Coming to ride and handling, I have to say, I didn't notice much of a difference. The suspension is a bit on the softer side so it handles the undulations on the road pretty nicely, but the ride becomes bouncy if you are on a really bad patch of road. The steering is also a bit too light for my liking and it doesn't offer much feedback, but people who drive around the city on daily basis might like the feel of it and find the light steering convenient to manoeuvre the car in traffic. I also wish the car was better insulated because, even with all the four windows rolled up, the cabin does become noisy with a lot of road and tyre noise seeping in, but the engine remains pretty quiet for most part of it.
Should You Buy It?
Instead of positioning the new Glanza as a premium aspirational car like the Maruti Baleno, Toyota is targeting the millennials and young working professionals, positioning it as the fun hatchback for those evening or weekend getaways. And that seems to have worked for the Japanese carmaker. The Toyota Glanza is now the company's best-selling model, after the Innova Crysta, with an average of 1800 to 2000 units being sold every month.
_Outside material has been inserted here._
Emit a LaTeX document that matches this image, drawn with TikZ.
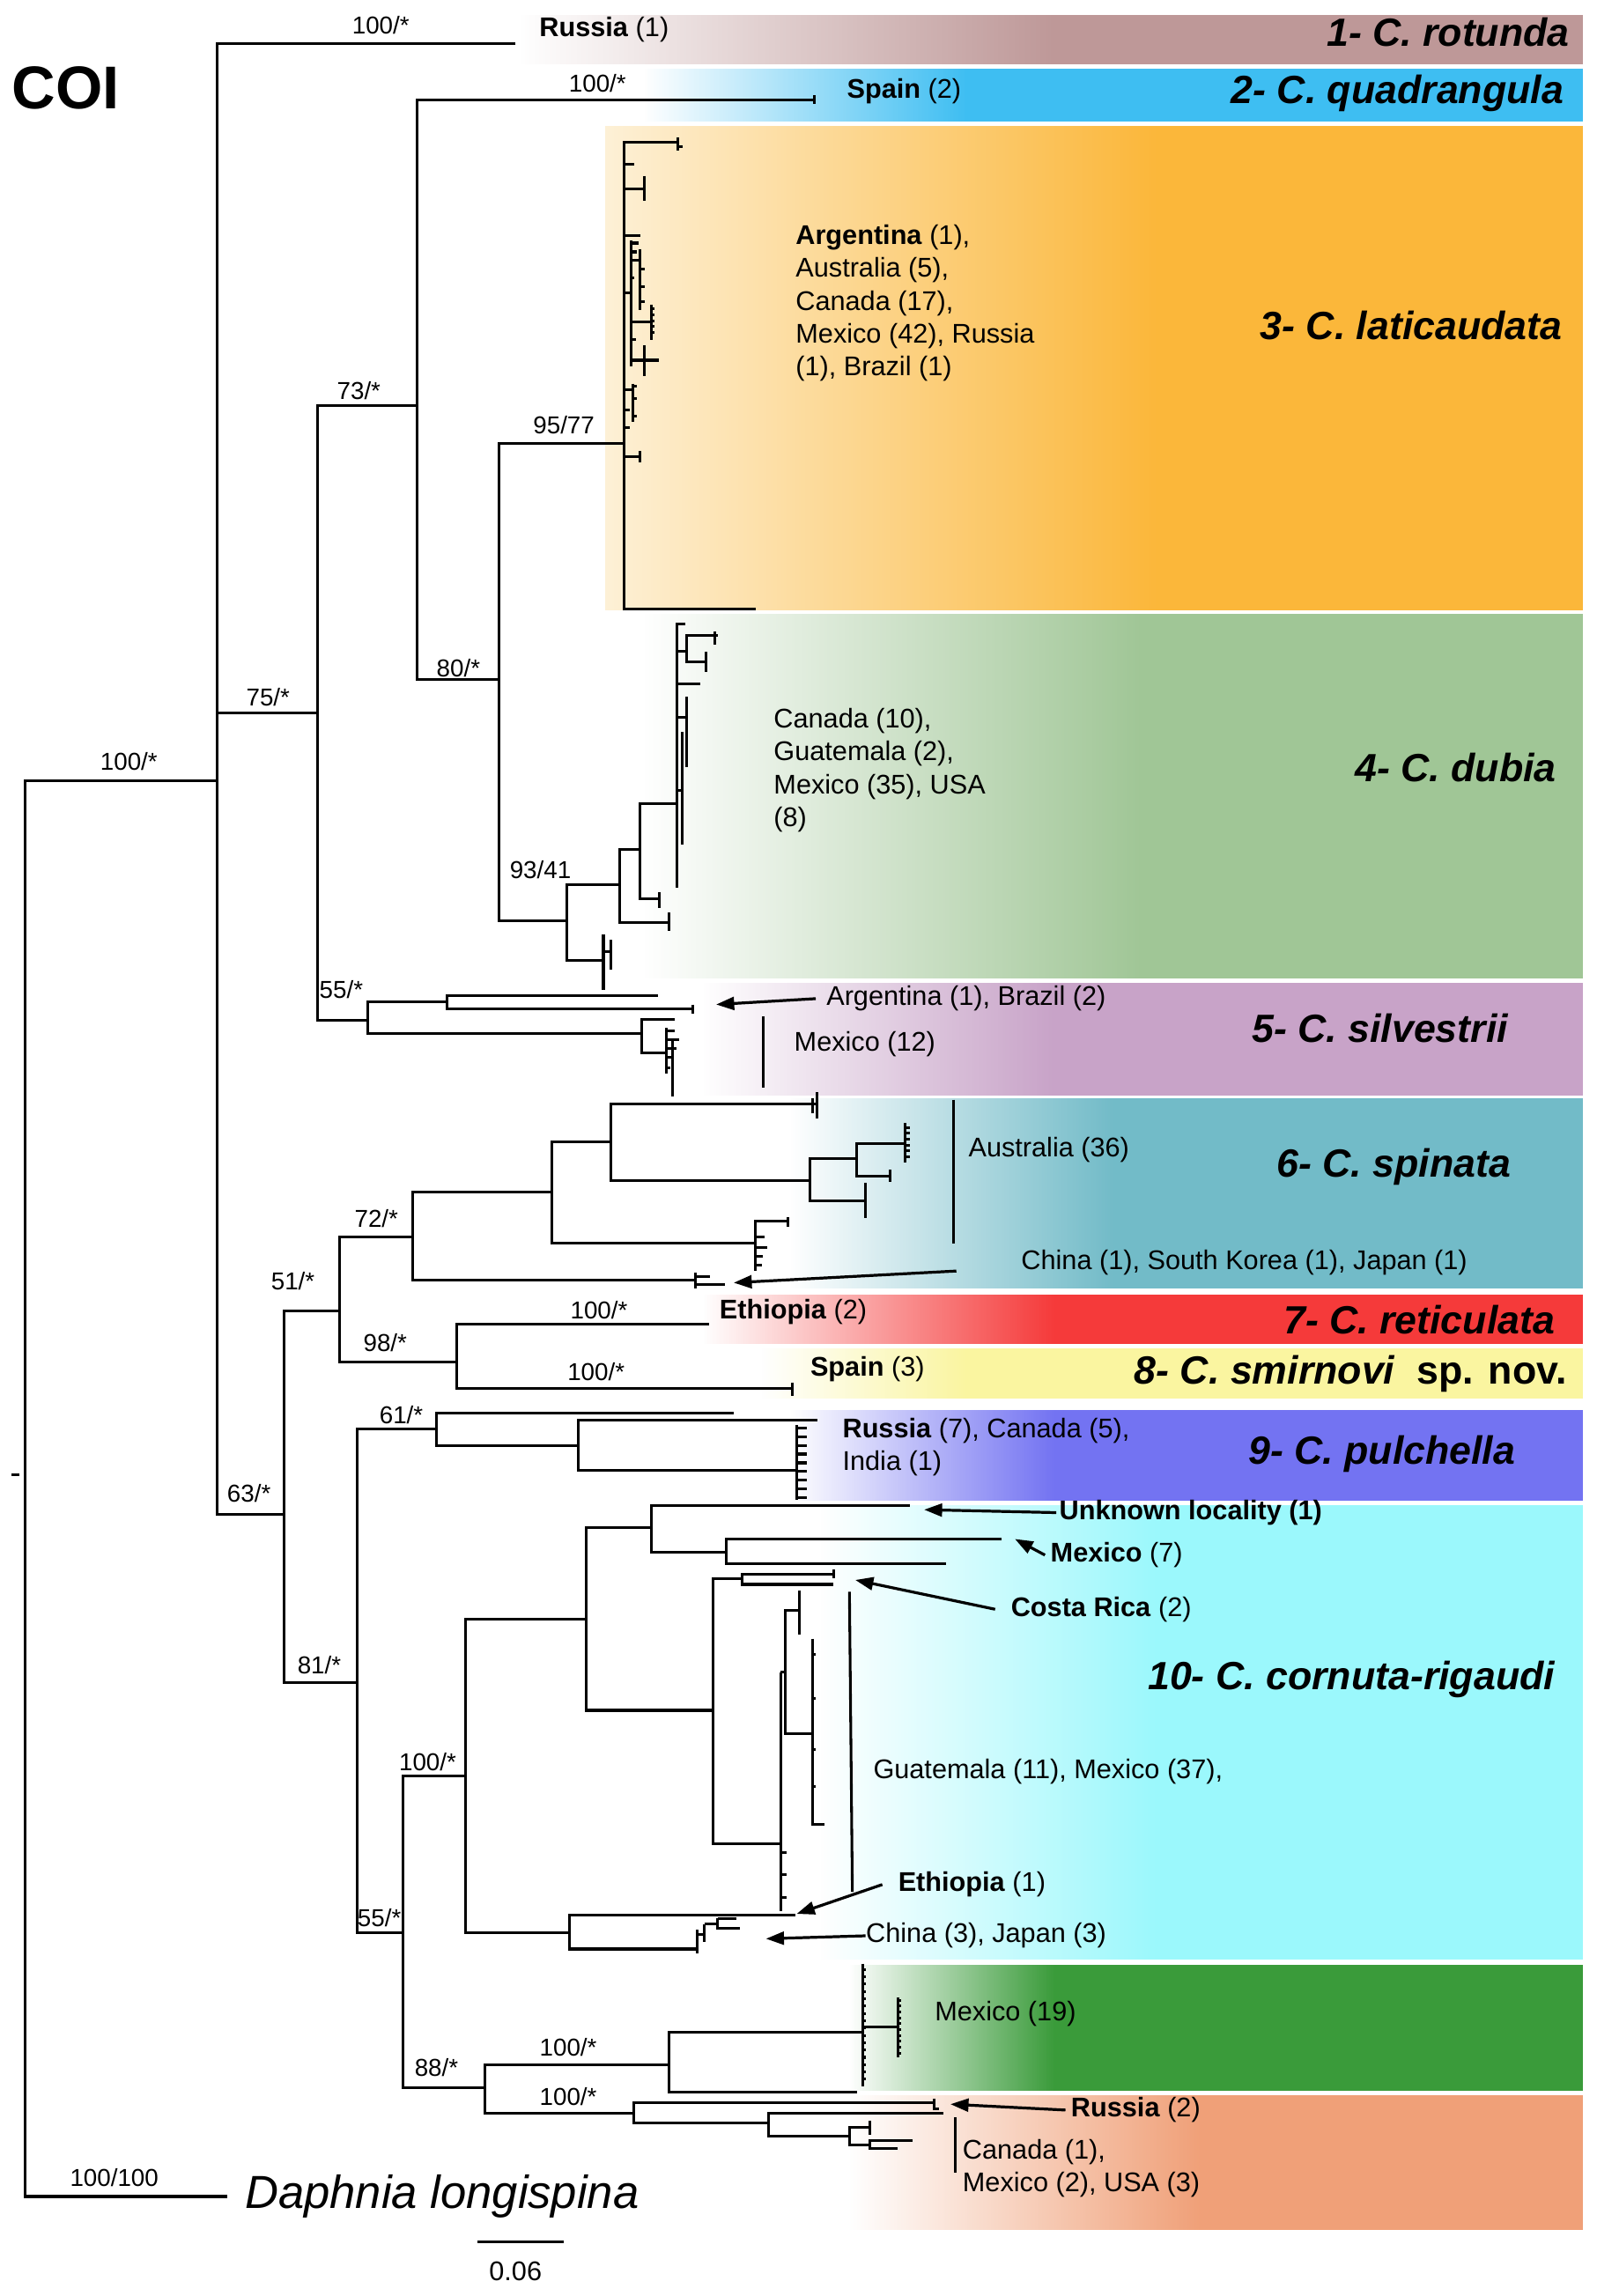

Furthermore, priced between ₹ 6.98 lakh to ₹ 8.90 lakh (ex-showroom, Delhi) the Glanza is also marginally cheaper than the respective Zeta and Alpha trims of the Baleno. Couple that with Toyota's trusted aftersales service and the Glanza certainly makes for a smart choice for anyone looking out for a premium hatchback in this price range. Especially, if you are looking for a Toyota, in particular, that is slightly more premium than the Etios Liva.